Mr. Lovette's testimony presents a different view of the night's events. He testified in his own behalf that he did not enter the victim's apartment on the night of August 24. Instead, when the neighbors saw him, he was carrying two boxes to his mother's house after his girlfriend "had put him out." Later, the two neighbors knocked on the door of his mother's house and asked him to come to their apartment. When he arrived, the neighbors showed him two shopping carts filled with, among other things, a television and two boxes. They asked him to trade the items for crack cocaine, which he did. Mr. Lovette had bought cocaine for and smoked cocaine with the two neighbors on prior occasions. Instead of delivering the crack cocaine to the two neighbors that evening, Lovette kept it for himself. He had no idea that the neighbors would call the police and accuse him of burglarizing the victim's apartment to get back at him for keeping their cocaine. On cross-examination, Lovette stated that he had an idea the property was "hot," but he did not know for certain. He did not know the items he sold in exchange for cocaine belonged to the victim. He had never been in the victim's apartment and did not know that she owned an air conditioner and two televisions.
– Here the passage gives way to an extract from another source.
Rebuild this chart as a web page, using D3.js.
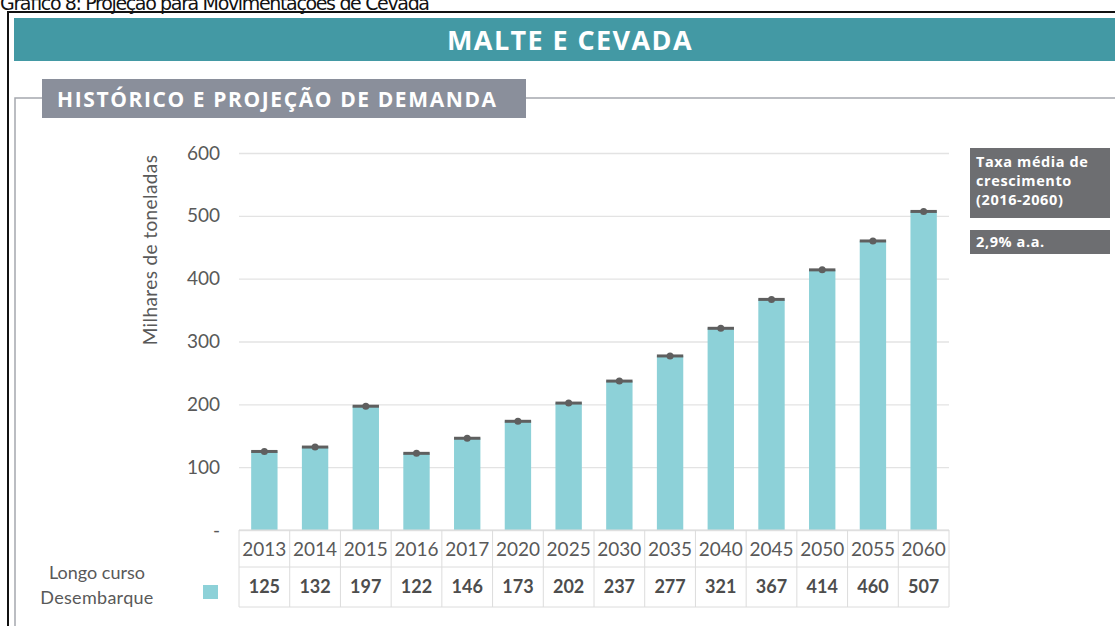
<!DOCTYPE html>
<html>
<head>
<meta charset="utf-8">
<script src="https://cdn.jsdelivr.net/npm/d3@7"></script>
<style>
  body { margin: 0; background: #fff; }
  svg { display: block; }
</style>
</head>
<body>
<svg id="chart" width="1115" height="626"></svg>
<script>

// data
var years = ["2013", "2014", "2015", "2016", "2017", "2020", "2025", "2030", "2035", "2040", "2045", "2050", "2055", "2060"];
var longoCurso = [125, 132, 197, 122, 146, 173, 202, 237, 277, 321, 367, 414, 460, 507];
var yTicks = [0, 100, 200, 300, 400, 500, 600];
var growthLabel = ["Taxa média de", "crescimento", "(2016-2060)"];
var growthValue = "2,9% a.a.";

var svg = d3.select("#chart");
var barColor = "#8dd1d8";
var textGray = "#595959";

// caption on top of the page (cut off in the scan)
svg.append("text")
  .attr("x", 0).attr("y", 10)
  .attr("font-family", "DejaVu Sans")
  .attr("font-size", 19)
  .attr("textLength", 430)
  .attr("fill", "#111")
  .text("Gráfico 8: Projeção para Movimentações de Cevada");

// black frame
svg.append("path")
  .attr("d", "M8,626 V12 H1115")
  .attr("fill", "none")
  .attr("stroke", "#111")
  .attr("stroke-width", 2);

// teal header
svg.append("rect")
  .attr("x", 14).attr("y", 18)
  .attr("width", 1101).attr("height", 43)
  .attr("fill", "#4399a4");
svg.append("text")
  .attr("x", 570).attr("y", 50)
  .attr("text-anchor", "middle")
  .attr("font-family", "Open Sans")
  .attr("font-weight", "bold")
  .attr("font-size", 27)
  .attr("letter-spacing", 1.4)
  .attr("fill", "#fff")
  .text("MALTE E CEVADA");

// gray panel line + title box
svg.append("path")
  .attr("d", "M15,626 V98 H1115")
  .attr("fill", "none")
  .attr("stroke", "#a5a8ae")
  .attr("stroke-width", 1.5);
svg.append("rect")
  .attr("x", 42).attr("y", 79)
  .attr("width", 484).attr("height", 39)
  .attr("fill", "#8a8f9b");
svg.append("text")
  .attr("x", 57).attr("y", 107)
  .attr("font-family", "Open Sans")
  .attr("font-weight", "bold")
  .attr("font-size", 21)
  .attr("letter-spacing", 1.6)
  .attr("fill", "#fff")
  .text("HISTÓRICO E PROJEÇÃO DE DEMANDA");

// scales
var x = d3.scaleBand().domain(years).range([239, 949]);
var y = d3.scaleLinear().domain([0, 600]).range([530, 153]);
var barW = x.bandwidth() * 0.52;

// y axis with gridlines
var yAxis = d3.axisLeft(y)
  .tickValues(yTicks)
  .tickSizeInner(-(949 - 239))
  .tickSizeOuter(0)
  .tickPadding(19)
  .tickFormat(function(d) { return d === 0 ? "-" : d; });

var gy = svg.append("g")
  .attr("transform", "translate(239,0)")
  .call(yAxis);
gy.select(".domain").remove();
gy.selectAll(".tick line").attr("stroke", "#e3e3e3").attr("stroke-width", 1.3);
gy.selectAll(".tick text")
  .attr("font-family", "Lato")
  .attr("font-size", 19)
  .attr("fill", textGray);

svg.append("text")
  .attr("transform", "translate(157,250) rotate(-90)")
  .attr("text-anchor", "middle")
  .attr("font-family", "Lato")
  .attr("font-size", 19)
  .attr("letter-spacing", 0.4)
  .attr("fill", textGray)
  .text("Milhares de toneladas");

// bars
svg.append("g").selectAll("rect")
  .data(longoCurso)
  .join("rect")
  .attr("x", function(d, i) { return x(years[i]) + (x.bandwidth() - barW) / 2; })
  .attr("y", function(d) { return y(d); })
  .attr("width", barW)
  .attr("height", function(d) { return y(0) - y(d); })
  .attr("fill", barColor);

// dark cap + dot on top of each bar
var caps = svg.append("g");
caps.selectAll("line")
  .data(longoCurso)
  .join("line")
  .attr("x1", function(d, i) { return x(years[i]) + (x.bandwidth() - barW) / 2; })
  .attr("x2", function(d, i) { return x(years[i]) + (x.bandwidth() + barW) / 2; })
  .attr("y1", function(d) { return y(d); })
  .attr("y2", function(d) { return y(d); })
  .attr("stroke", "#5f5f5f")
  .attr("stroke-width", 3);
caps.selectAll("circle")
  .data(longoCurso)
  .join("circle")
  .attr("cx", function(d, i) { return x(years[i]) + x.bandwidth() / 2; })
  .attr("cy", function(d) { return y(d); })
  .attr("r", 3.5)
  .attr("fill", "#5f5f5f");

// data table under the chart
var rowTop = 530, rowMid = 567, rowBot = 607;
var table = svg.append("g");
table.selectAll("line.v")
  .data(years.concat(["end"]))
  .join("line")
  .attr("class", "v")
  .attr("x1", function(d, i) { return i < years.length ? x(d) : x.range()[1]; })
  .attr("x2", function(d, i) { return i < years.length ? x(d) : x.range()[1]; })
  .attr("y1", rowTop).attr("y2", rowBot)
  .attr("stroke", "#dcdcdc");
table.selectAll("line.h")
  .data([rowTop, rowMid, rowBot])
  .join("line")
  .attr("class", "h")
  .attr("x1", 239).attr("x2", 949)
  .attr("y1", function(d) { return d; }).attr("y2", function(d) { return d; })
  .attr("stroke", "#dcdcdc");

table.selectAll("text.yr")
  .data(years)
  .join("text")
  .attr("class", "yr")
  .attr("x", function(d) { return x(d) + x.bandwidth() / 2; })
  .attr("y", 556)
  .attr("text-anchor", "middle")
  .attr("font-family", "Lato")
  .attr("font-size", 19)
  .attr("fill", textGray)
  .text(function(d) { return d; });

table.selectAll("text.val")
  .data(longoCurso)
  .join("text")
  .attr("class", "val")
  .attr("x", function(d, i) { return x(years[i]) + x.bandwidth() / 2; })
  .attr("y", 593)
  .attr("text-anchor", "middle")
  .attr("font-family", "Lato")
  .attr("font-weight", "bold")
  .attr("font-size", 18)
  .attr("fill", "#4d4d4d")
  .text(function(d) { return d; });

// series label + legend key
svg.append("text")
  .attr("x", 97).attr("y", 579)
  .attr("text-anchor", "middle")
  .attr("font-family", "Lato")
  .attr("font-size", 18)
  .attr("fill", textGray)
  .text("Longo curso");
svg.append("text")
  .attr("x", 97).attr("y", 604)
  .attr("text-anchor", "middle")
  .attr("font-family", "Lato")
  .attr("font-size", 18)
  .attr("letter-spacing", 0.3)
  .attr("fill", textGray)
  .text("Desembarque");
svg.append("rect")
  .attr("x", 203).attr("y", 585)
  .attr("width", 15).attr("height", 14)
  .attr("fill", barColor);

// growth rate boxes on the right
svg.append("rect")
  .attr("x", 970).attr("y", 148)
  .attr("width", 140).attr("height", 70)
  .attr("fill", "#6d6e71");
svg.append("g").selectAll("text")
  .data(growthLabel)
  .join("text")
  .attr("x", 976)
  .attr("y", function(d, i) { return 167 + i * 19; })
  .attr("font-family", "Open Sans")
  .attr("font-weight", "bold")
  .attr("font-size", 14.5)
  .attr("letter-spacing", 0.6)
  .attr("fill", "#fff")
  .text(function(d) { return d; });

svg.append("rect")
  .attr("x", 970).attr("y", 230)
  .attr("width", 140).attr("height", 24)
  .attr("fill", "#6d6e71");
svg.append("text")
  .attr("x", 976).attr("y", 247)
  .attr("font-family", "Open Sans")
  .attr("font-weight", "bold")
  .attr("font-size", 14.5)
  .attr("letter-spacing", 0.6)
  .attr("fill", "#fff")
  .text(growthValue);

</script>
</body>
</html>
At the jury charge conference, the state requested the trial court to give the principal instruction. The defense objected, contending that there was insufficient evidence to support a principal theory. The trial court indicated that the instruction would be given only in connection with the grand theft charge, not the burglary charge. The defense again objected.
*606 During its deliberations, the jury posed the following questions: "Principal As To Burglary! What Would Be A Definition? And Would The Defendant Have To Have Been Inside?" The defense reminded the trial court that the principal instruction applied only to the grand theft, not the burglary charge. The trial court decided to reread the standard jury instruction on the law of principals. Thereafter, the jury returned guilty verdicts on both charges. The trial court sentenced Mr. Lovette on March 17, 1994, and he filed a timely notice of appeal on April 12, 1994.
The trial court committed reversible error in instructing the jury on the principal theory because there was no evidence that Mr. Lovette acted in concert with anyone in committing the theft or the burglary. The only evidence of any concerted effort would have been with respect to dealing in stolen property, i.e., that Mr. Lovette traded for crack cocaine the items that presumably the neighbors had stolen. He was not charged with that offense. It is obvious from the questions posed during its deliberations that the instruction confused the jury. Additionally, this instruction could have misled the jury to think that it had to convict Mr. Lovette of both charges if it found he helped the neighbors sell the stolen items. Therefore, we reverse Mr. Lovette's convictions and remand for a new trial. See Hair v. State, 428 So.2d 760 (Fla. 3d DCA 1983).
Mr. Lovette also argues that the trial court erred in denying his motion for judgment of acquittal on the grand theft charge because the state failed to present prima facie evidence on the value of the stolen items. While the state's proof on the value of the stolen items was limited, the victim did testify that each television was worth $250. Thus, the combined value of the stolen televisions exceeded the $300 threshold sufficient for a jury to conclude beyond a reasonable doubt that Mr. Lovette committed grand theft. In this regard, we especially note that at no point during the victim's testimony or cross-examination did defense counsel object to or attack her competency to testify on value or the value she gave to the televisions. See Ramirez v. State, 448 So.2d 1 (Fla. 3d DCA 1984). See generally Negron v. State, 306 So.2d 104 (Fla. 1974), receded from on other grounds, Butterworth v. Fluellen, 389 So.2d 968 (Fla. 1980). Accordingly, we affirm on this issue.
Reversed and remanded for a new trial consistent with this opinion.
RYDER, A.C.J., and ALTENBERND and QUINCE, JJ., concur.